読者のみなさま。こんにちは!
このたび連載を担当させていただくことになりました株式会社アネゴ企画の上田雅美です。
いよいよ3回目の連載となりましたが、コーチングに対する理解が進みましたでしょうか?
今日はリーダーに対するコーチングについて書いてみたいと思います。
当社は、エグゼクティブに向けたコーチングを事業の多きな柱としており、メインはビジネスの世界ですがさまざまな分野のリーダーに仕事を通してお付き合いをさせていただいております。われわれコーチは守秘義務を守ることがコーチの職業倫理として定められているため、実際どんなことが行われているのかはお伝えすることができませんが、今日は少し現場の話にも触れてみたいと思います。
「自分にコーチングは必要ないと思うけど、モチベーションの低い部下をコーチしてほしい」
「何でも自分で決めているから、コーチングは必要ない。」
昔はコーチングの話をさせていただくと、多くのリーダーからはこのような声を聞いていました。日本人は(特に男性なのでしょうか!?)人に話を聞いてもらうということは、相談をする印象が強くあるからか、「自分には必要ない」と思われることが多いのではないかと分析していました。しかしながら、私の印象では優秀なリーダーこそ自らコーチを必要としていてその関係を理解しているのだと時代が過ぎると共に肌で感じることができるようになってきました。
ここからはリーダーをコーチしたエピソードをお伝えしてみます。
かつて、とある企業の40代の取締役をコーチしていました。
社長であるお父様のお年が70代となり、少しでも早く事業を引き継がせたいというお父様からのリクエストでコーチングがスタートしました。
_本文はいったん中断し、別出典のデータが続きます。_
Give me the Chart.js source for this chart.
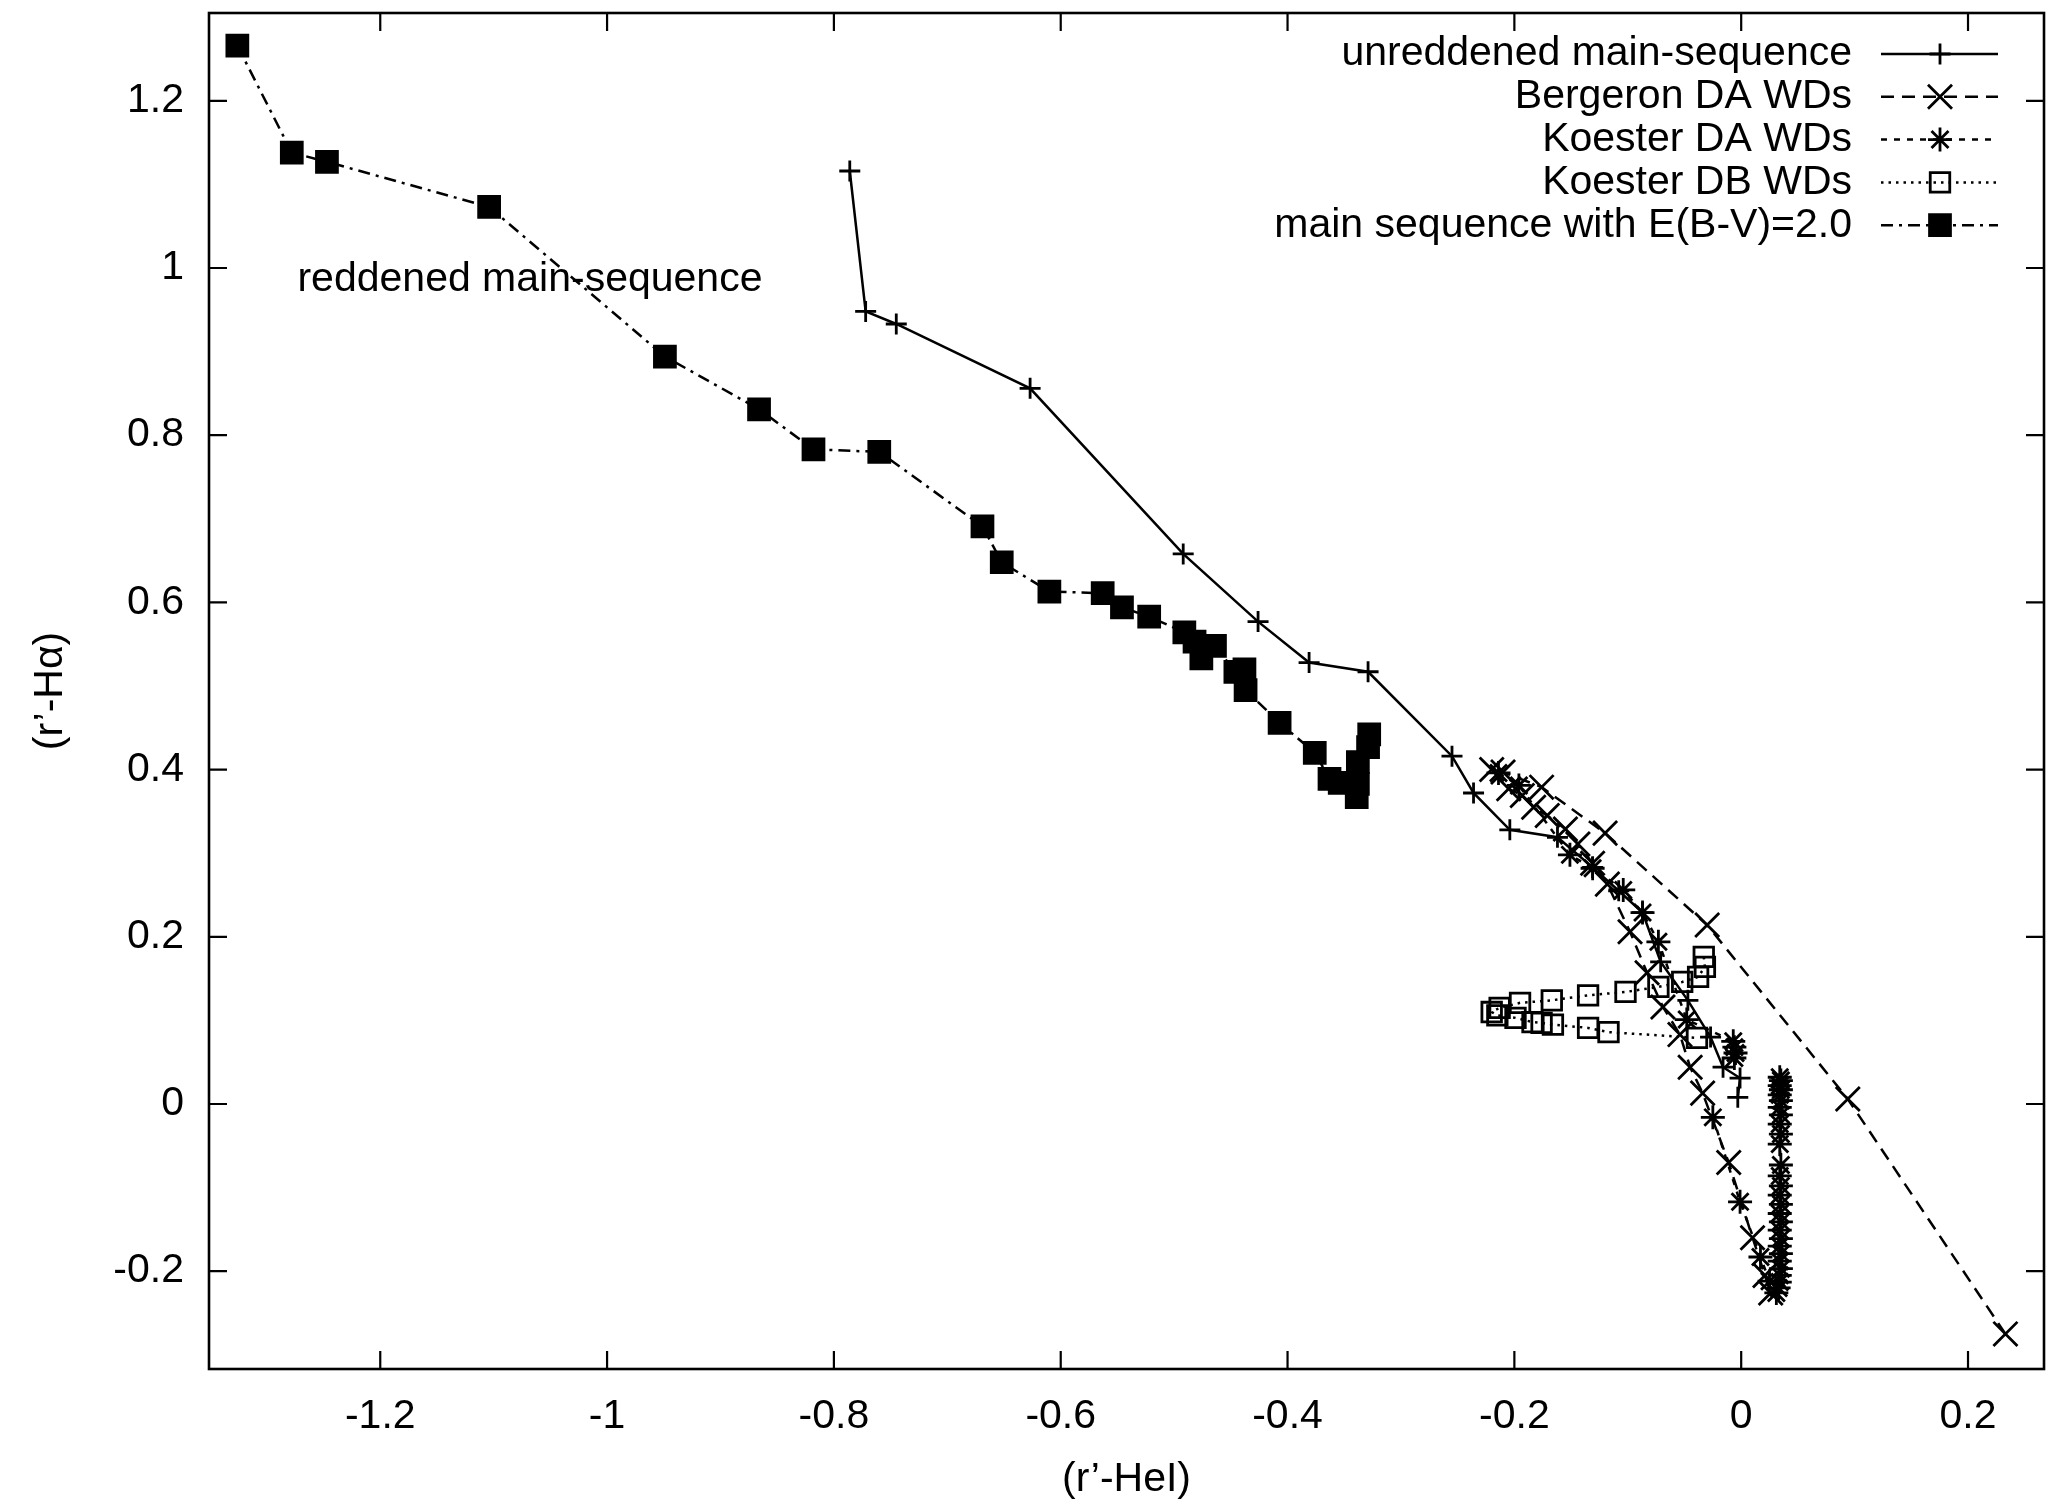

2週間に一度、企業にお伺いしながらコーチングを進めることにしました。はじめのうちはコーチングの時間を作ることさえも難しいぐらい、プレイングマネージャーとしてもお仕事を率先して行っていました。そして、はじめは社長からコーチを「つけられた」ということが気になっていたようで、私にさほどオープンに接していたわけではありませんでした。
とあるセッションで、私がたまたま話の中でかつて中小企業の経営をしていた父のことを話しました。当時父がその会社の役員と社員のまえで大喧嘩をしたことがあり、取引先の社長から怒られたという話だったと思います。その話を聞き終えると、ご自分のことをふりかえって話をしてくださいました。
数日前に会議の席で社長と意見が割れ、ほかの役員の前で大喧嘩になってしまったのだそうです。そして、その場にいたかつての上司よりたしなめられたというものでした。
意見があることは素晴らしいものだけれども、きちんと場を見て自分には大きな責任があることに気づき、自分の影響力を理解してその意見を言ってほしいといわれたのだそうです。そこで、私たちはその状況を一緒に振り返ってみることにしました。
ご自分の意見や立場、社長の想いや考え・・・その場では自分の想いが先走ってしまったようでしたが、社長には自分へ想いが伝わっていないことを感じさせてしまい、その場にいたみなさんには会社に対する不安を感じさせてしまったのだいうことが彼の口から言葉として出てくるようになりました。「今からでもお詫びをしたほうがいいでしょうか?」そうお聞きになったので、「どう受け取るかはみなさんかもしれませんが、自分の中で未完了をそのままにしないほうがいいですね」と話しました。その後お一人お一人に丁寧に話をしに足を運んだのだそうです。
成長しようとしているリーダーたちは、常に客観的に自分を振り返る機会を持っているようです。鏡を見るかのようにフィードバックを得ることにより、自分が今後どんなふうに考えたり振る舞ったりすることが周囲によい影響を与えるのかについて信用できる他者にニュートラルな意見を求めます。また、あらゆる出来事から内省して自分を成長させようとしている共通点があります。一人の時間を意図的に作り、自分自身と戦略会議を行っている人は少なくありません。
影響力を持つと、なかなか利害関係のない意見を得ようと思っても得ることができなくなるものです。ジャック・ウエルチをはじめリーダーとなって影響力を持つ人たちがコーチというパートナーを自分を成長させるための相棒として必要としたという歴史を思うと、とても自然なことではないでしょうか?
「どんなことでもいいから、いつでも自由に意見をいいに来て」と役員室の扉を開けていても、本当に声が集まるかどうかはまた違うものではないでしょうか?